** START **

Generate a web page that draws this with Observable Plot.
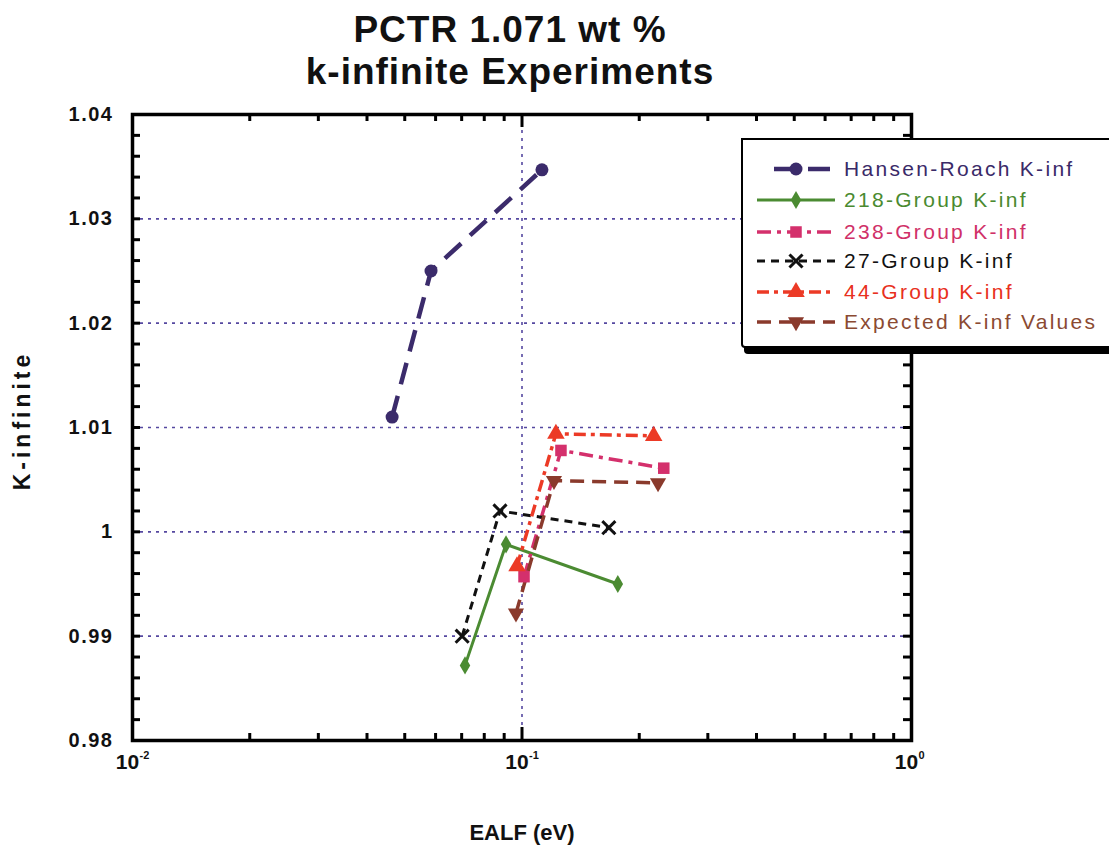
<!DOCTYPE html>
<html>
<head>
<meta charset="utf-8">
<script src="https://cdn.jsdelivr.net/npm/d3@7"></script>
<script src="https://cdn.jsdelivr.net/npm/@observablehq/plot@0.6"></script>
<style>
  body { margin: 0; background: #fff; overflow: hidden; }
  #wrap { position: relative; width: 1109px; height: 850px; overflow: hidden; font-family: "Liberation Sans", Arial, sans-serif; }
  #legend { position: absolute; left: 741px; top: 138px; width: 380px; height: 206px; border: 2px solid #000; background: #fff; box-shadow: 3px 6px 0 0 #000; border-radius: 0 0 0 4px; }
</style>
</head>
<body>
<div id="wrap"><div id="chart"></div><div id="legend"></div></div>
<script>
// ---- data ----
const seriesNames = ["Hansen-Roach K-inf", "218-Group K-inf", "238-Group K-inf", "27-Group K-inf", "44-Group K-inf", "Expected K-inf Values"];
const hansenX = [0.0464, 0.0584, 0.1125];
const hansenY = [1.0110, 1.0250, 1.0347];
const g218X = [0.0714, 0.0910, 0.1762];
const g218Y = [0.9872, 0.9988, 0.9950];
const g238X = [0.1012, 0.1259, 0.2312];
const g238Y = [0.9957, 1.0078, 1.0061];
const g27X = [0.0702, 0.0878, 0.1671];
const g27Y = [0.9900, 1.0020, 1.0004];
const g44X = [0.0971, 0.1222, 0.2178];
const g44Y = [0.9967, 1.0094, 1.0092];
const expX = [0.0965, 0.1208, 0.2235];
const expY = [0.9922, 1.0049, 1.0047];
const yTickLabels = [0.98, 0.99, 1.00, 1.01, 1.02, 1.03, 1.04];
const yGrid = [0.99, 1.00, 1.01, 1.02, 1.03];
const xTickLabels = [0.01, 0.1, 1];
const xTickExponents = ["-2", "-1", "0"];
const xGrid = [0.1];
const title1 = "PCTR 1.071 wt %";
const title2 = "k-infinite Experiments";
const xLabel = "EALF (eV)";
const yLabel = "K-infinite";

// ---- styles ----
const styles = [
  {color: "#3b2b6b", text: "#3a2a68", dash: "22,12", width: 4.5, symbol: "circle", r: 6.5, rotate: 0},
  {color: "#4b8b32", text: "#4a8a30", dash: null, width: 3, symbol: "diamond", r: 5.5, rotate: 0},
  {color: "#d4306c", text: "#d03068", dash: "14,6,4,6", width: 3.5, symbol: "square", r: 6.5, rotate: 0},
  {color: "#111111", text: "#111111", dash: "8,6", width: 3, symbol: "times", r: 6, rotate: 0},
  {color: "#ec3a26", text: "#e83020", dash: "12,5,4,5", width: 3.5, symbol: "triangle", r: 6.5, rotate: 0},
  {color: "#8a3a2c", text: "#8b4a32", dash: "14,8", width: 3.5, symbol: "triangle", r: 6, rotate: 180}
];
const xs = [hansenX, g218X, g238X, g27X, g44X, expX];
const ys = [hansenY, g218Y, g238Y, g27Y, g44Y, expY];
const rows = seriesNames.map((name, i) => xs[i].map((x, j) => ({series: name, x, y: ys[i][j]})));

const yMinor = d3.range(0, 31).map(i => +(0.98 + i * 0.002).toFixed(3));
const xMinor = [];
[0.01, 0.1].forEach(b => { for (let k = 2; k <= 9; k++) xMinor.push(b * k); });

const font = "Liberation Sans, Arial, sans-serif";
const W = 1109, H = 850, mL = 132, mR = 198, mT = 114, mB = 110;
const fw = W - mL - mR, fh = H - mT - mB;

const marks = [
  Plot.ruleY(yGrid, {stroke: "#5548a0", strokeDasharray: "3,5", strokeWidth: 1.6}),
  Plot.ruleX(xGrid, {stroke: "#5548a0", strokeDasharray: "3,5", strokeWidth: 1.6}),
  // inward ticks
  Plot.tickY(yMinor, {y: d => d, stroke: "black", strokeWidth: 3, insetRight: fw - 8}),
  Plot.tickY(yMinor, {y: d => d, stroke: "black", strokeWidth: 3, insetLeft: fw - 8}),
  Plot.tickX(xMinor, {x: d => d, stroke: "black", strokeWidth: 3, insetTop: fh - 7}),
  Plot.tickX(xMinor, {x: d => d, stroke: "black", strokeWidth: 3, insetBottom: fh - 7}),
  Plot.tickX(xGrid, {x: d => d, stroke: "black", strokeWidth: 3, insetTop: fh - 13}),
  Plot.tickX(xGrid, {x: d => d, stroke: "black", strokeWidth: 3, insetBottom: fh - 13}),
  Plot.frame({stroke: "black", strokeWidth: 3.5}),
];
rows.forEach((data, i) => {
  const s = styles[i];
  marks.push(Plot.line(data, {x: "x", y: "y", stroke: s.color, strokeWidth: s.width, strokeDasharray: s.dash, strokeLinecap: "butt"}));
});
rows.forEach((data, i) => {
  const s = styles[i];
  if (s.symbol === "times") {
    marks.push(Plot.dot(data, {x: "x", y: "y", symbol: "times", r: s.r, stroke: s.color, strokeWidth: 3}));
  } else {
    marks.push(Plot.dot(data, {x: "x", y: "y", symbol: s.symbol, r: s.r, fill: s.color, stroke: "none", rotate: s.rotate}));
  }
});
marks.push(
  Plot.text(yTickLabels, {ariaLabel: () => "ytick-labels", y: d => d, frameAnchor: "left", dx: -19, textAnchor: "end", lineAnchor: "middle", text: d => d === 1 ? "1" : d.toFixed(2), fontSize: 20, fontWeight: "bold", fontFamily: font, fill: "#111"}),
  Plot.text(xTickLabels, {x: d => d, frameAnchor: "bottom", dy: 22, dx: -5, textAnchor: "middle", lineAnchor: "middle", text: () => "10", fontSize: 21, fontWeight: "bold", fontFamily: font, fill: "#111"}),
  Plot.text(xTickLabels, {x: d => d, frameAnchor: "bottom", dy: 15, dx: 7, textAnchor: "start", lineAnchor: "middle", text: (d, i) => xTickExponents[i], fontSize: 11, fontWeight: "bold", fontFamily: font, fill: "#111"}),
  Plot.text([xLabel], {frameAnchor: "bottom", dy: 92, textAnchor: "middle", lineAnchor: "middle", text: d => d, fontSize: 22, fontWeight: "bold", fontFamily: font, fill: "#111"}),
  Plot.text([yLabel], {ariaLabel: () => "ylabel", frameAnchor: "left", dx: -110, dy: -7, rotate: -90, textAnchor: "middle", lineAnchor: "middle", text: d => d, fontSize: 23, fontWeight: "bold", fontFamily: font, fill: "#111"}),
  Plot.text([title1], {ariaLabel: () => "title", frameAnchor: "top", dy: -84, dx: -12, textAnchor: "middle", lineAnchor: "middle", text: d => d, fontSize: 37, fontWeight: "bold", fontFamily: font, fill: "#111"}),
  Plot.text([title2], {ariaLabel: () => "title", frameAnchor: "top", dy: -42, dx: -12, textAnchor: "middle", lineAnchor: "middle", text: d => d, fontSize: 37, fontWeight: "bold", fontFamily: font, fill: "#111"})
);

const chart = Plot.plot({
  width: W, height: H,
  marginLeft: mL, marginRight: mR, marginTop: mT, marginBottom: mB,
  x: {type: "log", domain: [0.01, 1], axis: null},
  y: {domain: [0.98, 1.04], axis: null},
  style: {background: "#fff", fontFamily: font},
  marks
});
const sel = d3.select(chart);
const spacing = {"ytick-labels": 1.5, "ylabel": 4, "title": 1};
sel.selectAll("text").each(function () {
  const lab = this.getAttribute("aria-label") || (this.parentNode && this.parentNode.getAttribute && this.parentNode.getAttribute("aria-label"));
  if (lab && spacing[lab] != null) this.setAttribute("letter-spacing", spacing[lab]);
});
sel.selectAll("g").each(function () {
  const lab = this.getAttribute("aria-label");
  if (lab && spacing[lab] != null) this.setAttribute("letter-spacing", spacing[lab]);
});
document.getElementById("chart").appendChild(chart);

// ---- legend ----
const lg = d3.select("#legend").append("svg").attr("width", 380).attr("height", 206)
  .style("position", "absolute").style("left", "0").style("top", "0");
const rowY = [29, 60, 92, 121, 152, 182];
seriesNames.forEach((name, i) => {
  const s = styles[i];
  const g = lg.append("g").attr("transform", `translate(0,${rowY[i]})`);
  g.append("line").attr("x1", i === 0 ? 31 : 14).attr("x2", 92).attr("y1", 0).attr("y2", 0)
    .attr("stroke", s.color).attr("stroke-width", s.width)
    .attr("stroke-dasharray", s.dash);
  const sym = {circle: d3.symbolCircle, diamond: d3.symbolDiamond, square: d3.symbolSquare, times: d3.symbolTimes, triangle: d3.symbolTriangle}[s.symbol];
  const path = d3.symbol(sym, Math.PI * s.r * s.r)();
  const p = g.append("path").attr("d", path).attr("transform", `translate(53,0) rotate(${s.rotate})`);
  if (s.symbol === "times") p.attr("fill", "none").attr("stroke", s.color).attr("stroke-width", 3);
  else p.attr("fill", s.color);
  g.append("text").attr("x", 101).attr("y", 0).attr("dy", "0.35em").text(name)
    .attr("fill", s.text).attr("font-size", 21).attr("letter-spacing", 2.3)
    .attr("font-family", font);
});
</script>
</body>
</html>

** END **

*Your task:*
Give only the number of lines in the data that hold the string "this".

*Exercise solution:*
5